THEORY EXAMINATION (SEM–VI) 2016-17 CONVENTIONAL & CAD OF ELECTRICAL MACHINES

CONVENTIONAL & CAD OF ELECTRICAL MACHINES – EEE023

B.Tech (SEM VI) | Section-wise Solved Answers

SECTION – A

(Explain the following – 2 marks each)

(a) Limitations in designing of machines

The design of electrical machines is limited by thermal constraints, magnetic saturation, mechanical strength, insulation limits, cost, and available materials. Designers must balance performance, efficiency, and safety.

(b) Output design equation of core and yoke of a transformer

The output of a transformer depends on core area, flux density, frequency, and window space. The design equation links kVA rating with magnetic and electric loading of the core and yoke.

(c) Specific electrical loading

Specific electrical loading is defined as the total current carried by all conductors on the armature per meter of armature periphery. It is expressed in ampere-conductors per meter.

(d) Classification of insulating materials

Insulating materials are classified based on temperature limits into Class A, E, B, F, and H. Higher classes withstand higher operating temperatures and increase machine life.

(e) Factors affecting size of rotating machines

Machine size depends on output power, speed, magnetic loading, electrical loading, cooling method, and permissible temperature rise.

(f) Difference between single-layer and two-layer winding

In single-layer winding, each slot contains only one coil side, whereas in two-layer winding, each slot contains two coil sides belonging to different coils.

(g) Standardization

Standardization refers to adopting uniform dimensions, ratings, and specifications to reduce cost, simplify manufacturing, and ensure interchangeability.

(h) Advantages and limitations of CAD

CAD allows faster design, optimization, and accuracy. However, it requires skilled operators, high initial cost, and depends on accurate input data.

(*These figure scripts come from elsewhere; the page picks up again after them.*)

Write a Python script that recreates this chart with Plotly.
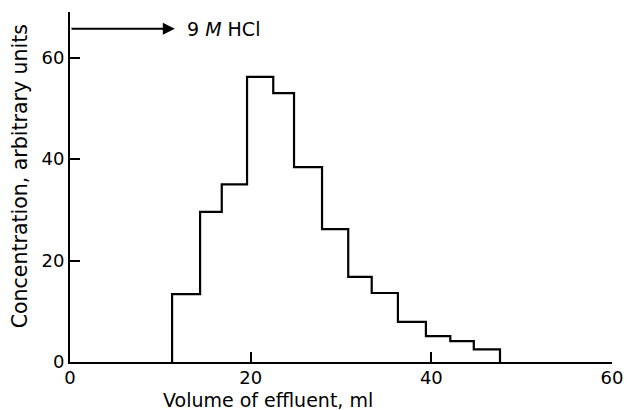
import plotly.graph_objects as go

# Bin edges (ml) and concentrations (arbitrary units)
edges = [11.3, 14.4, 16.8, 19.6, 22.5, 24.8, 27.9, 30.8, 33.4, 36.3, 39.4, 42.1, 44.7, 47.6]
conc = [13.4, 29.6, 35.0, 56.2, 53.0, 38.4, 26.2, 16.8, 13.6, 7.9, 5.1, 4.1, 2.5]
x_ticks = [0, 20, 40, 60]
y_ticks = [0, 20, 40, 60]
arrow_start = 0
arrow_end = 11.6
arrow_level = 65.7
arrow_label = "9 <i>M</i> HCl"
x_title = "Volume of effluent, ml"
y_title = "Concentration, arbitrary units"

xs = [edges[0]] + edges
ys = [0] + conc + [0]

FONT = "DejaVu Sans"

fig = go.Figure()
fig.add_trace(go.Scatter(
    x=xs, y=ys, mode="lines", line=dict(shape="hv", color="black", width=2.2),
    showlegend=False, hoverinfo="skip"))

fig.add_annotation(x=arrow_end, y=arrow_level, ax=arrow_start, ay=arrow_level,
                   xref="x", yref="y", axref="x", ayref="y",
                   showarrow=True, arrowhead=2, arrowsize=1.2, arrowwidth=2,
                   arrowcolor="black", text="")
fig.add_annotation(x=arrow_end + 1.1, y=arrow_level, xref="x", yref="y",
                   text=arrow_label, showarrow=False, xanchor="left",
                   font=dict(family=FONT, size=19, color="black"))

# axis titles
fig.add_annotation(x=0.365, y=-0.108, xref="paper", yref="paper",
                   text=x_title, showarrow=False, xanchor="center", yanchor="middle",
                   font=dict(family=FONT, size=19, color="black"))
fig.add_annotation(x=-0.092, y=0.531, xref="paper", yref="paper",
                   text=y_title, showarrow=False, textangle=-90,
                   xanchor="center", yanchor="middle",
                   font=dict(family=FONT, size=20.5, color="black"))

fig.update_layout(
    width=627, height=410,
    margin=dict(l=70, r=15, t=12, b=48),
    paper_bgcolor="white", plot_bgcolor="white",
    font=dict(family=FONT, size=18, color="black"),
    xaxis=dict(range=[0, 60], tickvals=x_ticks, ticks="inside", ticklen=10,
               tickwidth=2, tickcolor="black", showline=True, linecolor="black",
               linewidth=2, showgrid=False, zeroline=False, automargin=False,
               ticklabeloverflow="allow", ticklabelstandoff=-2),
    yaxis=dict(range=[0, 69], tickvals=y_ticks, ticks="inside", ticklen=10,
               tickwidth=2, tickcolor="black", showline=True, linecolor="black",
               linewidth=2, showgrid=False, zeroline=False, automargin=False,
               ticklabeloverflow="allow"),
)

fig.write_html("out.html")
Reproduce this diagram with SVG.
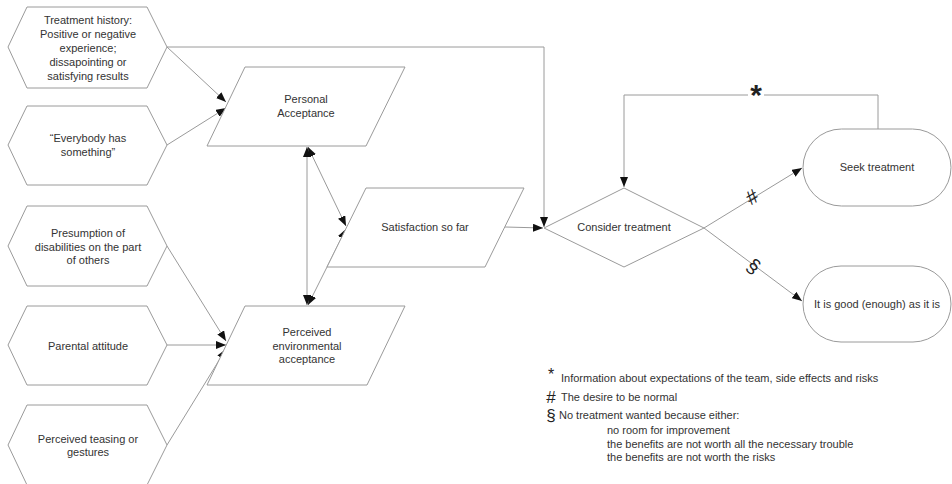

(i) Electrical specific loading

Electrical specific loading is the current loading per unit circumference of the armature and directly influences machine output.

(j) Dielectric losses

Dielectric losses occur in insulating materials when subjected to alternating electric fields, causing energy dissipation in the form of heat.

SECTION – B

(Attempt any five – explained clearly)

(a) Determination of full-load MMF of salient pole synchronous generator

The full-load MMF is calculated considering armature reaction and field excitation. It involves resolving direct-axis and quadrature-axis components of armature current.

(b) Arrangement of LV and HV windings in transformers

In 3-phase core-type transformers, LV winding is placed nearer to the core to reduce insulation cost, while HV winding is placed outside.
In shell-type transformers, windings are sandwiched to reduce leakage flux.

(c) Electrical specific loading constancy

Electrical specific loading remains constant if current density, conductor-to-slot area ratio, slot width-to-pitch ratio, and slot depth are constant, ensuring uniform machine design.

(d) Machine ratings

Continuous rating allows operation indefinitely at rated load.
Short-time rating permits operation for a limited duration.
Intermittent rating involves periods of load and rest.

(e) Output equation of 3-phase shell-type transformer

The output equation relates kVA rating to flux density, current density, window space factor, and frequency. Stepped cores are used to approximate circular cross-section and reduce losses.

(f) Dielectric loss, loss angle, and power factor

Dielectric loss occurs due to imperfect insulation. Loss angle represents phase difference between voltage and current. Power factor indicates efficiency of insulation under AC conditions.

(g)

(i) Desired properties of magnetic materials
High permeability, low hysteresis loss, high saturation flux density, and low eddy current loss.

(ii) Effect of insulation class
Higher insulation class allows higher temperature rise, increasing machine output and lifespan.

(h) Simpson’s rule

Simpson’s rule is a numerical integration method used to calculate ampere-turns per meter in machine teeth by approximating magnetic field distribution.

SECTION – C

(Attempt any two – long answers)

(3) CAD of three-phase alternator

A flowchart is developed to calculate main dimensions, stator slots, conductors per slot, and winding details.
Input data includes rating, voltage, speed, frequency, magnetic loading, and electric loading.

(4) Design of stator frame of salient pole alternator

Given data such as kVA rating, voltage, frequency, poles, and specific loadings are used to calculate stator dimensions, number of conductors, and slots.

(5)

(i) Gap expansion factor

It accounts for slotting effect in air gap and increases the required MMF of induction motors.

(ii) Increasing starting torque of squirrel cage motor

This can be achieved by increasing rotor resistance, using deep-bar or double-cage rotors, and optimizing rotor slot design.